Relative tilting theory in abelian categories I: Auslander-Buchweitz-Reiten approximations theory in subcategories and cotorsion pairs

TL;DR

This paper develops a generalized approximation theory in abelian categories using relative (co)resolutions, introducing new concepts like $\\\mathcal{X}$-complete pairs to facilitate $n$-$\mathcal{X}$-tilting theory.

Contribution

It introduces relative (co)resolutions and new pair concepts, extending Auslander-Buchweitz theory for tilting applications in abelian categories.

Findings

Existence theorem for relative approximations.

Closure properties of relative (co)resolution classes.

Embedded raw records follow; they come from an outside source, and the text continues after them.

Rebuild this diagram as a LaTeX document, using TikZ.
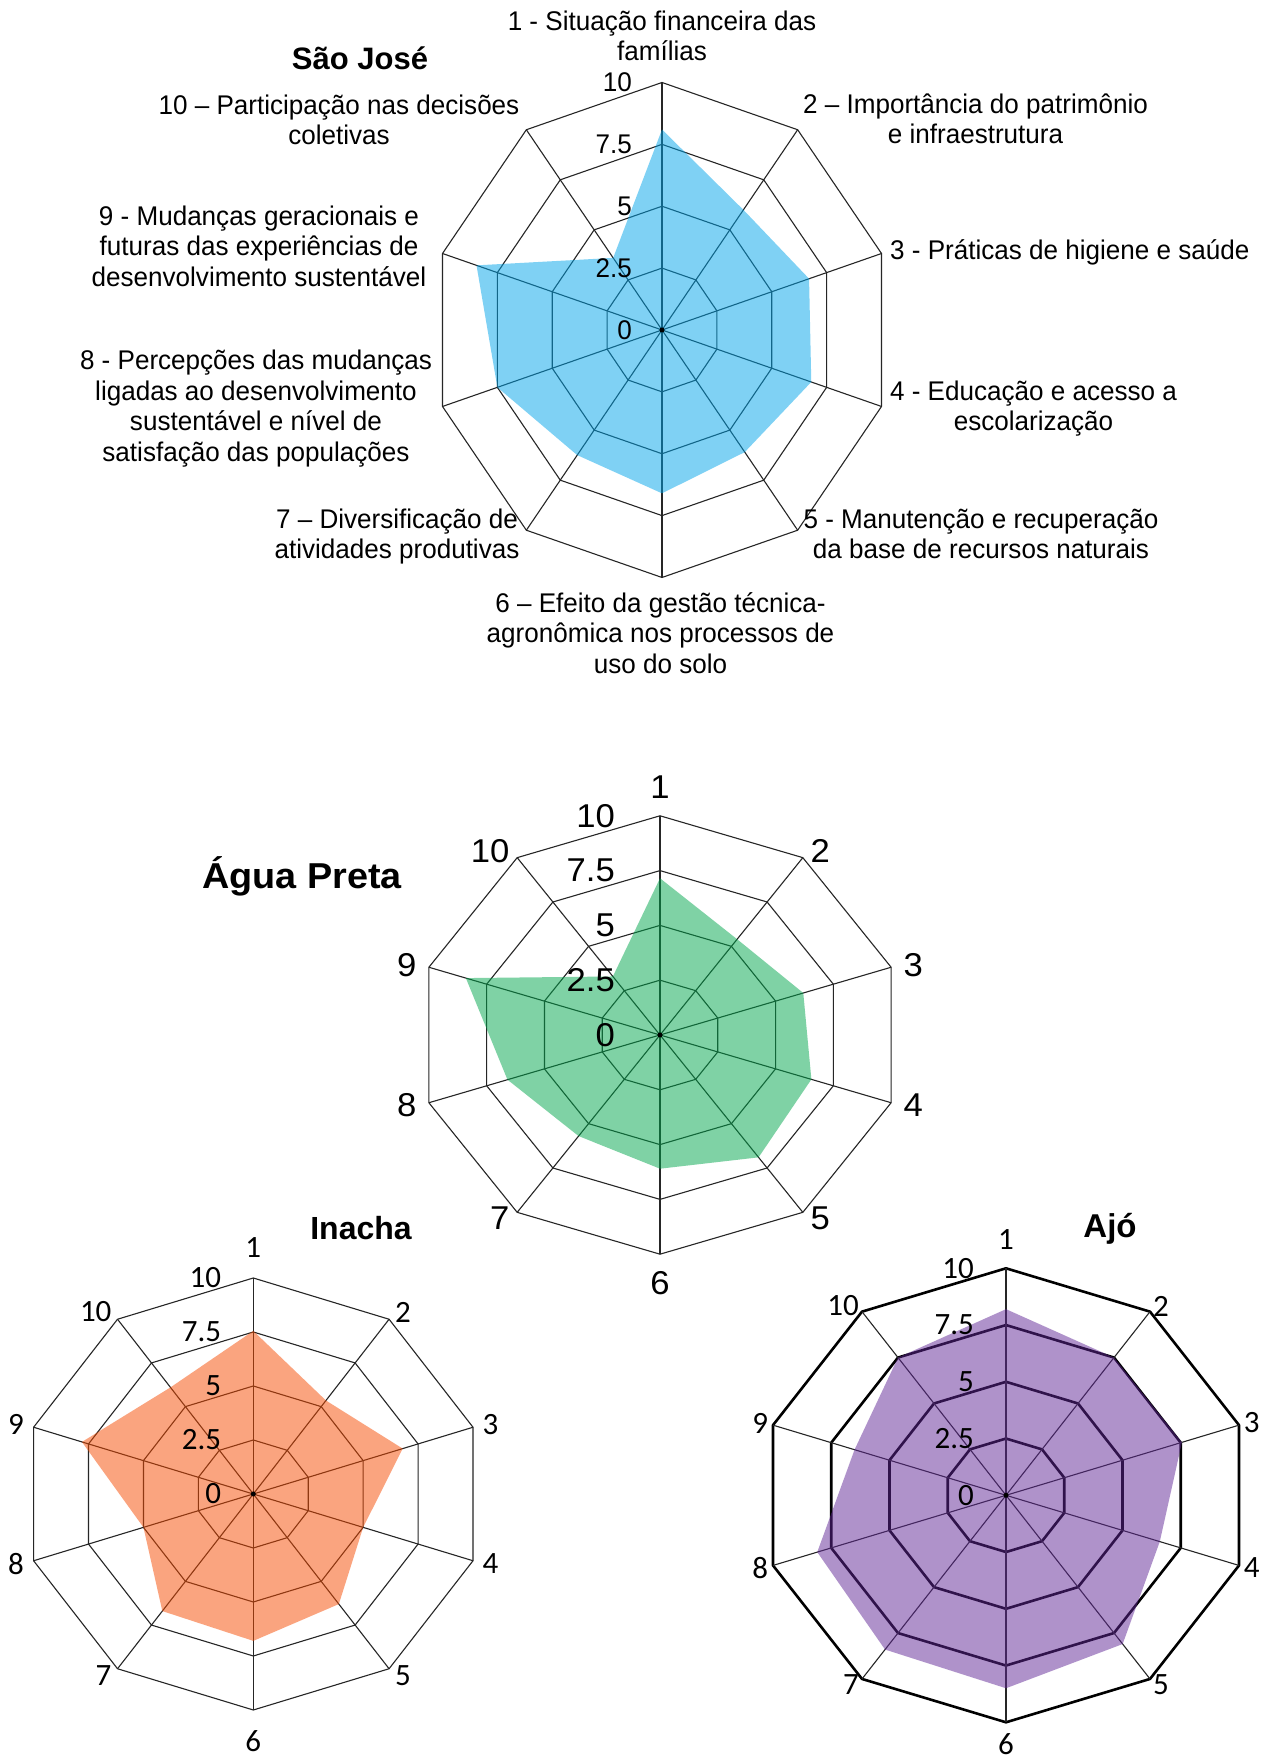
\documentclass[tikz,border=0pt]{standalone}
\usepackage{fontspec}
\setmainfont{Liberation Sans}
\newfontfamily\sjfont{Liberation Sans}[FakeStretch=0.965]
\newfontfamily\apfont{Liberation Sans}[FakeStretch=1.05]
\newfontfamily\calfont{Carlito}
\definecolor{sjblue}{RGB}{0,165,235}
\definecolor{apgreen}{RGB}{0,167,77}
\definecolor{inorange}{RGB}{247,75,0}
\definecolor{ajpurple}{RGB}{97,39,151}

\begin{document}
\begin{tikzpicture}[x=1pt,y=1pt]
\tikzstyle{webline}=[draw=black!85, line width=1.1pt]
\tikzstyle{thickweb}=[draw=black, line width=2.6pt, line join=round]
\tikzstyle{sjtext}=[font=\sjfont\fontsize{27}{30.5}\selectfont, align=center, inner sep=0pt, anchor=north, execute at begin node=\strut]
\tikzstyle{sjscale}=[font=\sjfont\fontsize{27}{30.5}\selectfont, inner sep=0pt, anchor=east]
\tikzstyle{aplab}=[font=\apfont\fontsize{33}{36}\selectfont, inner sep=0pt]
\tikzstyle{callab}=[font=\calfont\fontsize{31}{34}\selectfont, inner sep=0pt]
\tikzstyle{charttitle}=[font=\bfseries\fontsize{32}{34}\selectfont, inner sep=0pt, anchor=base]

\fill[white] (0,0) rectangle (1272,1762);
\useasboundingbox (0,0) rectangle (1272,1762);

% Sao Jose
\begin{scope}[shift={(662pt,1432pt)}, x=23.08pt, y=24.75pt]
  \foreach \r in {2.5,5,7.5,10}
    \draw[webline] (90:\r) \foreach \k in {1,...,9} {-- (90-36*\k:\r)} -- cycle;
  \foreach \k in {0,...,9} \draw[webline] (0,0) -- (90-36*\k:10);
  \foreach \v [count=\k] in {8.1,6.0,6.7,6.8,6.1,6.6,6.25,7.5,8.45,3.6}
    \coordinate (sj-d\k) at (126-36*\k:\v);
  \fill[sjblue, fill opacity=.5] (sj-d1) \foreach \k in {2,...,10} {-- (sj-d\k)} -- cycle;
  \fill (0,0) circle (2.5pt);
  \foreach \r [count=\i] in {0,2.5,5,7.5,10}
    \node[sjscale] (sj-s\i) at ([xshift=-30pt]0,\r) {\r};
\end{scope}
\node[charttitle, font=\bfseries\fontsize{31}{34}\selectfont] (sj-title) at (360,1692) {São José};
\node[sjtext] (sj-l1) at (662,1751.4) {1 - Situação financeira das\\famílias};
\node[sjtext] (sj-l2) at (975.5,1668.4) {2 – Importância do patrimônio\\e infraestrutura};
\node[sjtext, anchor=north west] (sj-l3) at (890,1524) {3 - Práticas de higiene e saúde};
\node[sjtext] (sj-l4) at (1033.5,1381.7) {4 - Educação e acesso a\\escolarização};
\node[sjtext] (sj-l5) at (981,1253.4) {5 - Manutenção e recuperação\\da base de recursos naturais};
\node[sjtext] (sj-l6) at (660.5,1170) {6 – Efeito da gestão técnica-\\agronômica nos processos de\\uso do solo};
\node[sjtext] (sj-l7) at (397,1253.4) {7 – Diversificação de\\atividades produtivas};
\node[sjtext] (sj-l8) at (256,1412) {8 - Percepções das mudanças\\ligadas ao desenvolvimento\\sustentável e nível de\\satisfação das populações};
\node[sjtext] (sj-l9) at (259,1556.6) {9 - Mudanças geracionais e\\futuras das experiências de\\desenvolvimento sustentável};
\node[sjtext] (sj-l10) at (339,1667.4) {10 – Participação nas decisões\\coletivas};

% Agua Preta
\begin{scope}[shift={(660pt,727pt)}, x=24.3pt, y=21.92pt]
  \foreach \r in {2.5,5,7.5,10}
    \draw[webline] (90:\r) \foreach \k in {1,...,9} {-- (90-36*\k:\r)} -- cycle;
  \foreach \k in {0,...,9} \draw[webline] (0,0) -- (90-36*\k:10);
  \foreach \v [count=\k] in {7.15,5.4,6.2,6.55,6.9,6.1,5.7,6.6,8.4,3.3}
    \coordinate (ap-d\k) at (126-36*\k:\v);
  \fill[apgreen, fill opacity=.5] (ap-d1) \foreach \k in {2,...,10} {-- (ap-d\k)} -- cycle;
  \fill (0,0) circle (2.5pt);
  \foreach \r [count=\i] in {0,2.5,5,7.5,10}
    \node[aplab, anchor=east] (ap-s\i) at ([xshift=-45pt]0,\r) {\r};
  \foreach \k/\an in {1/south,2/west,3/west,4/west,5/west,6/north,7/east,8/east,9/east,10/east}
    \node[aplab, anchor=\an, yshift={9*((\k==1)-(\k==6))}] (ap-l\k) at (126-36*\k:256pt and 227pt) {\k};
\end{scope}
\node[charttitle, anchor=center, font=\apfont\bfseries\fontsize{36}{38}\selectfont] (ap-title) at (302,885.5) {Água Preta};

% Inacha
\begin{scope}[shift={(253.3pt,268pt)}, x=23.1pt, y=21.6pt]
  \foreach \r in {2.5,5,7.5,10}
    \draw[webline] (90:\r) \foreach \k in {1,...,9} {-- (90-36*\k:\r)} -- cycle;
  \foreach \k in {0,...,9} \draw[webline] (0,0) -- (90-36*\k:10);
  \foreach \v [count=\k] in {7.55,5.35,6.8,5.0,6.3,6.8,6.7,5.0,7.8,6.1}
    \coordinate (in-d\k) at (126-36*\k:\v);
  \fill[inorange, fill opacity=.5] (in-d1) \foreach \k in {2,...,10} {-- (in-d\k)} -- cycle;
  \fill (0,0) circle (2.5pt);
  \foreach \r [count=\i] in {0,2.5,5,7.5,10}
    \node[callab, anchor=east] (in-s\i) at ([xshift=-32pt]0,\r) {\r};
  \foreach \k/\an in {1/south,2/west,3/west,4/west,5/west,6/north,7/east,8/east,9/east,10/east}
    \node[callab, anchor=\an, yshift={11*((\k==1)-(\k==6))}] (in-l\k) at (126-36*\k:241pt and 225pt) {\k};
\end{scope}
\node[charttitle] (in-title) at (361,522.6) {Inacha};

% Ajo
\begin{scope}[shift={(1006pt,266.7pt)}, x=24.5pt, y=22.7pt]
  \foreach \r in {2.5,5,7.5,10}
    \draw[thickweb] (90:\r) \foreach \k in {1,...,9} {-- (90-36*\k:\r)} -- cycle;
  \foreach \k in {0,...,9} \draw[webline] (0,0) -- (90-36*\k:10);
  \foreach \v [count=\k] in {8.2,7.5,7.55,6.6,8.1,8.5,8.4,8.1,6.5,7.5}
    \coordinate (aj-d\k) at (126-36*\k:\v);
  \fill[ajpurple, fill opacity=.5] (aj-d1) \foreach \k in {2,...,10} {-- (aj-d\k)} -- cycle;
  \fill (0,0) circle (2.5pt);
  \foreach \r [count=\i] in {0,2.5,5,7.5,10}
    \node[callab, anchor=east] (aj-s\i) at ([xshift=-32pt]0,\r) {\r};
  \foreach \k/\an in {1/south,2/west,3/west,4/west,5/west,6/north,7/east,8/east,9/east,10/east}
    \node[callab, anchor=\an, yshift={(12*(\k==1))-(4*(\k==6))}] (aj-l\k) at (126-36*\k:250pt and 234pt) {\k};
\end{scope}
\node[charttitle, font=\bfseries\fontsize{33}{35}\selectfont] (aj-title) at (1110,524.4) {Ajó};
\end{tikzpicture}
\end{document}
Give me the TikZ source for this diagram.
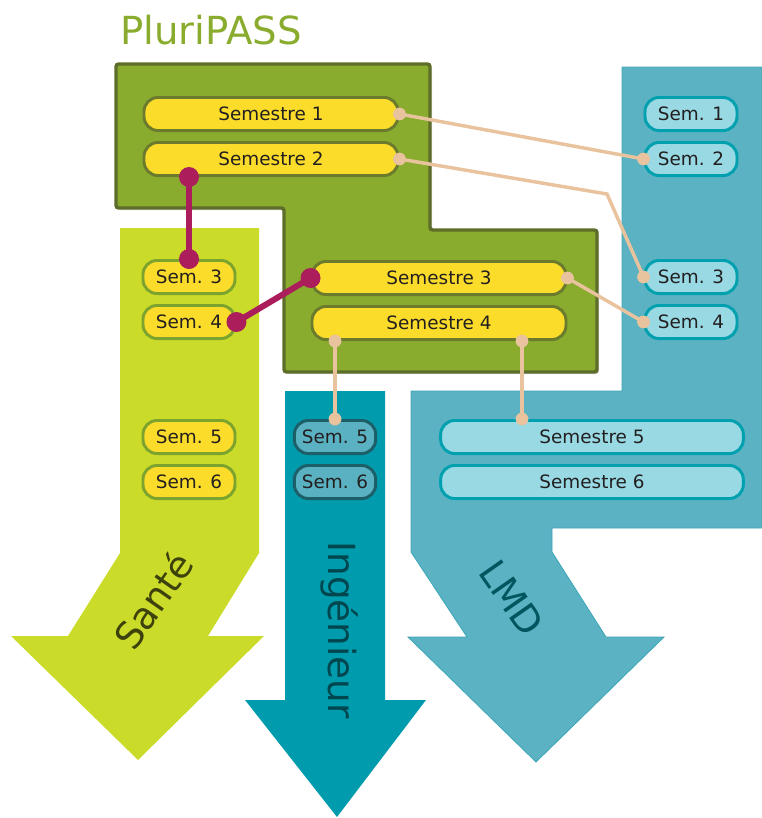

Results on relative homological dimensions.

Abstract

In this paper we introduce a special kind of relative (co)resolutions associated to a pair of classes of objects in an abelian category $\mathcal{C}.$ We will see that, by studying these relative (co)resolutions, we get a possible generalization of a part of the Auslander-Buchweitz approximation theory that is useful for developing $n$-$\mathcal{X}$-tilting theory in [4]. With this goal, new concepts as $\mathcal{X}$-complete and $\mathcal{X}$-hereditary pairs are introduced as a generalization of complete and hereditary cotorsion pairs. These pairs appear in a natural way in the study of the category of representations of a quiver in an abelian category [5]. Our main results will include an existence theorem for relative approximations, among other results related with closure properties of relative (co)resolution classes and relative homological dimensions which are essential in the development of $n$-$\mathcal{X}$-tilting theory in [4].